[Start of SUPPLIED DATA]

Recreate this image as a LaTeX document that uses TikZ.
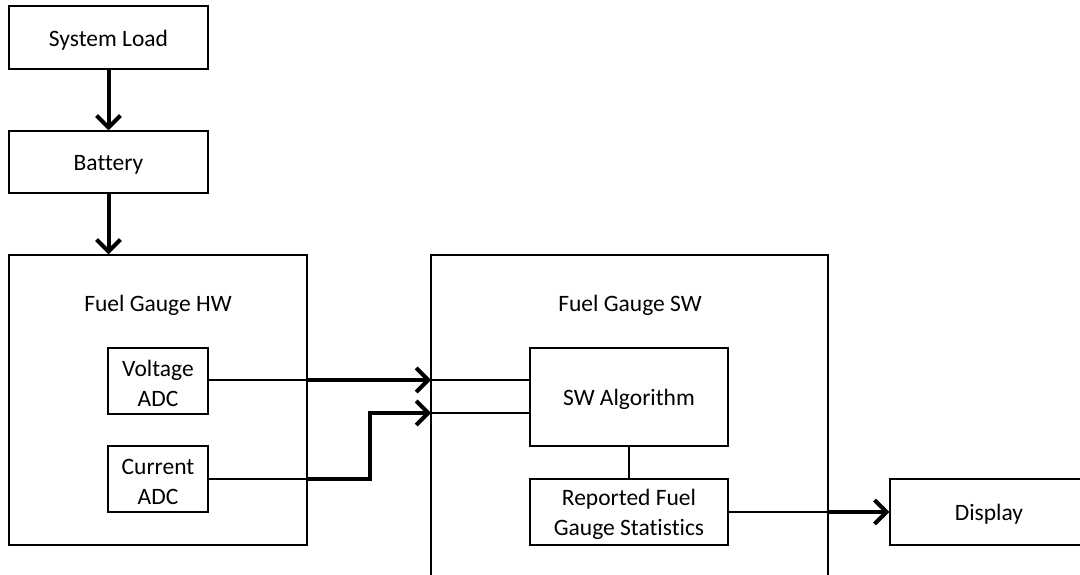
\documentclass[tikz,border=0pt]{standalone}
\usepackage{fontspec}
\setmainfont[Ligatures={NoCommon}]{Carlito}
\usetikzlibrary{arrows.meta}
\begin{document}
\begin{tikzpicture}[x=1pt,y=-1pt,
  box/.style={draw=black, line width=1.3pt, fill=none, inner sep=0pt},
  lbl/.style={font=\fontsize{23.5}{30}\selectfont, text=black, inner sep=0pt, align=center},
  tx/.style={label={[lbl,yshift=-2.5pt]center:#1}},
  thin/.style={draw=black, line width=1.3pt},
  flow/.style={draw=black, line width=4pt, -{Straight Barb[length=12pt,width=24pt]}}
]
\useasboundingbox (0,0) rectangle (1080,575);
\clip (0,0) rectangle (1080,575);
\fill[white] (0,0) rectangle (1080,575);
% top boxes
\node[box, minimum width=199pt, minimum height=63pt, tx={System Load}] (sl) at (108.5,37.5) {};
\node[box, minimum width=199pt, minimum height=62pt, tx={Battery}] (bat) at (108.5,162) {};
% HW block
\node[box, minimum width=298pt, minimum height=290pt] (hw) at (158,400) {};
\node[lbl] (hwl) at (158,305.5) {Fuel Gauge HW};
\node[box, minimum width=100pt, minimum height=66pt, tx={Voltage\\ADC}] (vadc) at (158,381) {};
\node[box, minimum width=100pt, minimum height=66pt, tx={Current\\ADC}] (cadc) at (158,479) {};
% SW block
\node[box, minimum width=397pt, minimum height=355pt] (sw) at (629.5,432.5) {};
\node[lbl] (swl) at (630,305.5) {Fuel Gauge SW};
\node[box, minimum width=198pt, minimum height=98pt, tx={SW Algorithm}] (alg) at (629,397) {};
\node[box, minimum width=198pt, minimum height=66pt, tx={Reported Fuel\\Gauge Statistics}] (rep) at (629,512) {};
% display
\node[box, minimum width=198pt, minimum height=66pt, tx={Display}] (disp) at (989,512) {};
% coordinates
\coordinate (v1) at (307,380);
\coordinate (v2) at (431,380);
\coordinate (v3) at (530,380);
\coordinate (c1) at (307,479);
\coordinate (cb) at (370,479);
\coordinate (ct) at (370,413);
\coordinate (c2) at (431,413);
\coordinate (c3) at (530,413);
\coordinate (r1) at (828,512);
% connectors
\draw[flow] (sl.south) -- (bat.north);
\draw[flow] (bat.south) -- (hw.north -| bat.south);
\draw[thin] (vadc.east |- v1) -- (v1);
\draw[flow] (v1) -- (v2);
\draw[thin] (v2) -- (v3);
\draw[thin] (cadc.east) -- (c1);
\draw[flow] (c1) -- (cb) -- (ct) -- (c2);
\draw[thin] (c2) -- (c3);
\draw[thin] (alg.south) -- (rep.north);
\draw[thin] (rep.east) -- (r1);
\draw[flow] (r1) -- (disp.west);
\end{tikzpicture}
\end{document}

[End of SUPPLIED DATA]

> _GIVEN EXERCISE_
Would you return the data exactly as written, without the pictures?

> _FINAL ANSWER_
Recreate this image as a LaTeX document that uses TikZ.
\documentclass[tikz,border=0pt]{standalone}
\usepackage{fontspec}
\setmainfont[Ligatures={NoCommon}]{Carlito}
\usetikzlibrary{arrows.meta}
\begin{document}
\begin{tikzpicture}[x=1pt,y=-1pt,
  box/.style={draw=black, line width=1.3pt, fill=none, inner sep=0pt},
  lbl/.style={font=\fontsize{23.5}{30}\selectfont, text=black, inner sep=0pt, align=center},
  tx/.style={label={[lbl,yshift=-2.5pt]center:#1}},
  thin/.style={draw=black, line width=1.3pt},
  flow/.style={draw=black, line width=4pt, -{Straight Barb[length=12pt,width=24pt]}}
]
\useasboundingbox (0,0) rectangle (1080,575);
\clip (0,0) rectangle (1080,575);
\fill[white] (0,0) rectangle (1080,575);
% top boxes
\node[box, minimum width=199pt, minimum height=63pt, tx={System Load}] (sl) at (108.5,37.5) {};
\node[box, minimum width=199pt, minimum height=62pt, tx={Battery}] (bat) at (108.5,162) {};
% HW block
\node[box, minimum width=298pt, minimum height=290pt] (hw) at (158,400) {};
\node[lbl] (hwl) at (158,305.5) {Fuel Gauge HW};
\node[box, minimum width=100pt, minimum height=66pt, tx={Voltage\\ADC}] (vadc) at (158,381) {};
\node[box, minimum width=100pt, minimum height=66pt, tx={Current\\ADC}] (cadc) at (158,479) {};
% SW block
\node[box, minimum width=397pt, minimum height=355pt] (sw) at (629.5,432.5) {};
\node[lbl] (swl) at (630,305.5) {Fuel Gauge SW};
\node[box, minimum width=198pt, minimum height=98pt, tx={SW Algorithm}] (alg) at (629,397) {};
\node[box, minimum width=198pt, minimum height=66pt, tx={Reported Fuel\\Gauge Statistics}] (rep) at (629,512) {};
% display
\node[box, minimum width=198pt, minimum height=66pt, tx={Display}] (disp) at (989,512) {};
% coordinates
\coordinate (v1) at (307,380);
\coordinate (v2) at (431,380);
\coordinate (v3) at (530,380);
\coordinate (c1) at (307,479);
\coordinate (cb) at (370,479);
\coordinate (ct) at (370,413);
\coordinate (c2) at (431,413);
\coordinate (c3) at (530,413);
\coordinate (r1) at (828,512);
% connectors
\draw[flow] (sl.south) -- (bat.north);
\draw[flow] (bat.south) -- (hw.north -| bat.south);
\draw[thin] (vadc.east |- v1) -- (v1);
\draw[flow] (v1) -- (v2);
\draw[thin] (v2) -- (v3);
\draw[thin] (cadc.east) -- (c1);
\draw[flow] (c1) -- (cb) -- (ct) -- (c2);
\draw[thin] (c2) -- (c3);
\draw[thin] (alg.south) -- (rep.north);
\draw[thin] (rep.east) -- (r1);
\draw[flow] (r1) -- (disp.west);
\end{tikzpicture}
\end{document}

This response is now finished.